The Passing of Dave Thomas

Dave Thomas is dead. I feel bad, since he seemed like a nice fellow. But I am also happy that the Wendy’s ad agency has decided to pull ads using his likeness. I hope it stays that way, so Dave Thomas can keep some dignity.

If you’ve ever seen an ad for Kentucky Fried Chicken, you know what I’m talking about.

When KFC reseurrected Colonel Harland Sanders as a cartoon character in TV ads, the press took notice … but not in a positive manner. While KFC sales appear to be up, The Colonel had lost some dignity in death. The animated Colonel dances, dunks a basketball, and talks jive.

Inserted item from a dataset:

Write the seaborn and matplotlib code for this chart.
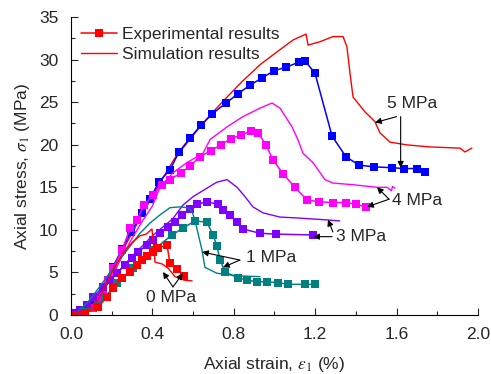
import numpy as np
import pandas as pd
import matplotlib
matplotlib.use("Agg")
import matplotlib.pyplot as plt
import seaborn as sns
from matplotlib.ticker import MultipleLocator

# ---- data (strain %, stress MPa) ----
# 5 MPa
exp5_x = [0.0, 0.05, 0.10, 0.118, 0.157, 0.206, 0.251, 0.295, 0.349, 0.388, 0.432, 0.486, 0.531,
          0.585, 0.639, 0.693, 0.762, 0.821, 0.880, 0.939, 0.998, 1.057, 1.120, 1.150, 1.199,
          1.283, 1.351, 1.415, 1.489, 1.577, 1.636, 1.700, 1.740]
exp5_y = [0.0, 0.3, 0.9, 1.41, 3.29, 5.64, 7.76, 9.75, 11.99, 13.63, 15.63, 17.04, 19.15,
          20.8, 22.3, 23.6, 24.9, 26.0, 27.0, 27.85, 28.7, 29.1, 29.7, 29.85, 28.4,
          21.0, 18.6, 17.6, 17.4, 17.3, 17.2, 17.2, 16.8]
sim5_x = [0.0, 0.03, 0.108, 0.157, 0.206, 0.29, 0.354, 0.437, 0.511, 0.570, 0.634, 0.698, 0.767,
          0.840, 0.929, 1.012, 1.091, 1.155, 1.165, 1.224, 1.287, 1.337, 1.356, 1.371, 1.386,
          1.445, 1.494, 1.518, 1.568, 1.651, 1.764, 1.912, 1.936, 1.97]
sim5_y = [0.0, 0.23, 0.94, 3.29, 5.64, 9.17, 11.99, 15.5, 18.45, 20.2, 22.1, 23.85, 25.6,
          27.4, 29.4, 30.9, 32.3, 33.0, 31.7, 32.1, 32.7, 32.7, 31.5, 28.4, 25.6,
          23.85, 22.7, 21.4, 20.3, 19.98, 19.74, 19.6, 19.15, 19.6]

# 4 MPa
exp4_x = [0.034, 0.069, 0.108, 0.133, 0.157, 0.182, 0.206, 0.251, 0.290, 0.324, 0.359, 0.403,
          0.447, 0.486, 0.541, 0.585, 0.634, 0.688, 0.737, 0.786, 0.835, 0.885, 0.919, 0.958,
          0.993, 1.042, 1.10, 1.160, 1.219, 1.287, 1.351, 1.400, 1.450]
exp4_y = [0.0, 0.23, 0.82, 1.76, 2.35, 4.1, 5.5, 7.6, 10.2, 11.2, 12.9, 14.1,
          15.3, 15.9, 16.7, 17.5, 18.6, 19.3, 20.0, 20.7, 21.15, 21.6, 21.4, 20.0,
          18.2, 16.6, 15.0, 13.5, 13.3, 13.2, 13.2, 13.0, 12.7]
sim4_x = [0.0, 0.05, 0.10, 0.15, 0.20, 0.25, 0.30, 0.35, 0.40, 0.437, 0.501, 0.570, 0.649,
          0.683, 0.767, 0.845, 0.929, 0.988, 1.027, 1.086, 1.115, 1.140, 1.189, 1.248, 1.287,
          1.386, 1.504, 1.553, 1.575, 1.58, 1.592]
sim4_y = [0.0, 0.2, 0.9, 2.5, 4.5, 6.8, 9.0, 11.0, 12.8, 15.0, 16.7, 17.9, 19.0,
          20.6, 22.1, 23.3, 24.3, 24.9, 24.3, 22.1, 20.6, 19.0, 17.9, 15.9, 15.5,
          15.3, 15.0, 15.0, 14.6, 15.1, 14.9]

# 3 MPa
exp3_x = [0.01, 0.044, 0.079, 0.108, 0.157, 0.192, 0.226, 0.265, 0.30, 0.329, 0.373, 0.403,
          0.437, 0.477, 0.511, 0.545, 0.585, 0.619, 0.668, 0.722, 0.747, 0.781, 0.816, 0.845,
          0.929, 1.007, 1.189]
exp3_y = [0.23, 0.59, 1.18, 2.1, 3.3, 4.1, 4.9, 5.9, 6.7, 7.4, 8.2, 8.8,
          9.6, 10.3, 10.9, 11.75, 12.45, 13.0, 13.3, 13.0, 12.3, 11.75, 10.9, 10.1,
          9.6, 9.5, 9.4]
sim3_x = [0.0, 0.05, 0.10, 0.20, 0.30, 0.40, 0.50, 0.55, 0.60, 0.668, 0.717, 0.767, 0.816,
          0.855, 0.894, 0.943, 1.027, 1.11, 1.238, 1.32]
sim3_y = [0.0, 0.5, 1.6, 4.2, 6.9, 9.3, 11.3, 12.9, 13.9, 14.9, 15.6, 15.9, 15.0,
          13.9, 12.7, 12.0, 11.5, 11.4, 11.2, 11.05]

# 1 MPa
exp1_x = [0.0, 0.069, 0.133, 0.167, 0.226, 0.305, 0.403, 0.496, 0.55, 0.609, 0.668, 0.698,
          0.717, 0.732, 0.757, 0.821, 0.865, 0.914, 0.963, 1.017, 1.066, 1.15, 1.199]
exp1_y = [0.0, 0.35, 1.2, 2.1, 3.8, 5.5, 7.6, 9.4, 10.2, 11.05, 10.9, 9.4,
          8.1, 6.5, 5.05, 4.35, 4.1, 3.9, 3.9, 3.8, 3.6, 3.6, 3.6]
sim1_x = [0.0, 0.03, 0.079, 0.128, 0.177, 0.226, 0.275, 0.339, 0.388, 0.437, 0.486, 0.536,
          0.575, 0.595, 0.609, 0.624, 0.644, 0.658, 0.717, 0.816, 0.929]
sim1_y = [0.0, 0.35, 1.4, 2.9, 4.5, 6.1, 7.6, 9.6, 10.8, 11.75, 12.6, 12.7,
          12.6, 12.1, 11.2, 9.6, 7.6, 5.6, 4.9, 4.6, 4.5]

# 0 MPa
exp0_x = [0.0, 0.069, 0.133, 0.177, 0.206, 0.251, 0.29, 0.324, 0.349, 0.373, 0.403, 0.428,
          0.472, 0.486, 0.521, 0.555]
exp0_y = [0.0, 0.23, 0.94, 2.1, 3.2, 4.35, 5.05, 5.9, 6.5, 6.9, 7.4, 7.9,
          8.2, 6.1, 5.4, 4.6]
sim0_x = [0.0, 0.084, 0.133, 0.177, 0.216, 0.255, 0.30, 0.339, 0.369, 0.398, 0.403, 0.413,
          0.447, 0.477, 0.511, 0.555, 0.595]
sim0_y = [0.0, 0.6, 1.76, 3.76, 5.64, 7.3, 8.5, 9.3, 9.5, 10.1, 8.8, 6.2,
          6.0, 5.5, 4.5, 4.1, 4.0]

series = [
    ("5 MPa", "#0000FF", exp5_x, exp5_y, sim5_x, sim5_y),
    ("4 MPa", "#FF00FF", exp4_x, exp4_y, sim4_x, sim4_y),
    ("3 MPa", "#8000FF", exp3_x, exp3_y, sim3_x, sim3_y),
    ("1 MPa", "#008080", exp1_x, exp1_y, sim1_x, sim1_y),
    ("0 MPa", "#FF0000", exp0_x, exp0_y, sim0_x, sim0_y),
]
sim_colors = {"5 MPa": "#FF0000"}

sns.set_style("ticks")
plt.rcParams['font.family'] = ['Liberation Sans', 'DejaVu Sans']
plt.rcParams['mathtext.fontset'] = 'stix'
FS = 12.5

fig = plt.figure(figsize=(4.91, 3.74), dpi=100)
ax = fig.add_axes([0.1446, 0.1578, 0.8289, 0.7967])

for name, col, ex, ey, sx, sy in series:
    sns.lineplot(x=sx, y=sy, ax=ax, sort=False, estimator=None,
                 color=sim_colors.get(name, col), lw=1.0)
    sns.lineplot(x=ex, y=ey, ax=ax, sort=False, estimator=None, color=col, lw=1.1,
                 marker='s', markersize=6, markeredgewidth=0)

# legend proxies
ax.plot([], [], color='#FF0000', lw=1.1, marker='s', markersize=6, markeredgewidth=0,
        label='Experimental results')
ax.plot([], [], color='#FF0000', lw=1.0, label='Simulation results')
leg = ax.legend(loc='upper left', bbox_to_anchor=(0.007, 0.99), frameon=False,
                fontsize=FS, handlelength=2.1, handletextpad=0.3, labelspacing=0.3,
                borderaxespad=0.0)

# annotations: (label, text position, [(start, tip), ...])
notes = [
    ("5 MPa", (1.676, 24.8), [((1.60, 23.3), (1.494, 22.6)), ((1.62, 23.3), (1.62, 17.3))]),
    ("4 MPa", (1.70, 13.5), [((1.563, 13.6), (1.504, 15.0)), ((1.563, 13.6), (1.455, 12.7))]),
    ("3 MPa", (1.425, 9.2), [((1.287, 9.75), (1.263, 11.2)), ((1.283, 9.2), (1.19, 9.2))]),
    ("1 MPa", (0.983, 6.8), [((0.83, 6.45), (0.644, 7.4)), ((0.83, 6.45), (0.747, 5.6))]),
    ("0 MPa", (0.49, 2.1), [((0.501, 3.3), (0.452, 5.05)), ((0.501, 3.3), (0.55, 4.9))]),
]
for txt, pos, arrows in notes:
    ax.text(pos[0], pos[1], txt, ha='center', va='center', fontsize=FS)
    for st, tip in arrows:
        ax.annotate('', xy=tip, xytext=st,
                    arrowprops=dict(arrowstyle='-|>', color='black', lw=0.8,
                                    mutation_scale=9, shrinkA=0, shrinkB=0))

ax.set_xlim(0, 2.0)
ax.set_ylim(0, 35)
ax.xaxis.set_major_locator(MultipleLocator(0.4))
ax.xaxis.set_minor_locator(MultipleLocator(0.2))
ax.yaxis.set_major_locator(MultipleLocator(5))
ax.yaxis.set_minor_locator(MultipleLocator(2.5))
ax.set_xticks(np.arange(0, 2.01, 0.4))
ax.set_xticklabels([f"{v:.1f}" for v in np.arange(0, 2.01, 0.4)])
ax.tick_params(which='major', direction='in', length=5, width=0.8, labelsize=FS)
ax.tick_params(axis='x', which='major', pad=9)
ax.tick_params(axis='y', which='major', pad=9)
ax.tick_params(which='minor', direction='in', length=3, width=0.8)
sns.despine(ax=ax)
for s in ['left', 'bottom']:
    ax.spines[s].set_linewidth(0.8)
    ax.spines[s].set_color('black')

ax.set_xlabel(r'Axial strain, $\varepsilon_1$ (%)', fontsize=FS, labelpad=9)
ax.set_ylabel(r'Axial stress, $\sigma_1$ (MPa)', fontsize=FS, labelpad=5)

fig.savefig('out.png', dpi=100)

The ad agency turned a white Southern gentelman into a three-inch tall funk masta.

So what will happen to Dave Thomas’ image in his passing? With recent advances in computer animation, I’m really afraid that Dave will be brought back to life for the purposes of selling processed cattle products.

The female character from Final Fantasy: The Spirits Within is already being used to sell snack foods in Japan. Just take a few unemployed Square engineers, and you’ve got yourself a Digital Dave. I’m sure Intel can throw in a Pentium4 sponsorship … “The Intel Pentium4 gives Dave Thomas the most lifelike appearance of any deceased fast food mogul. You can’t reanimate the dead like this using AMD products” … It can’t be any stranger than Intel’s other ads.

If Wendy’s promises not to bring Dave back from dead, I promise to keep eating Spicy Chicken Sandwiches.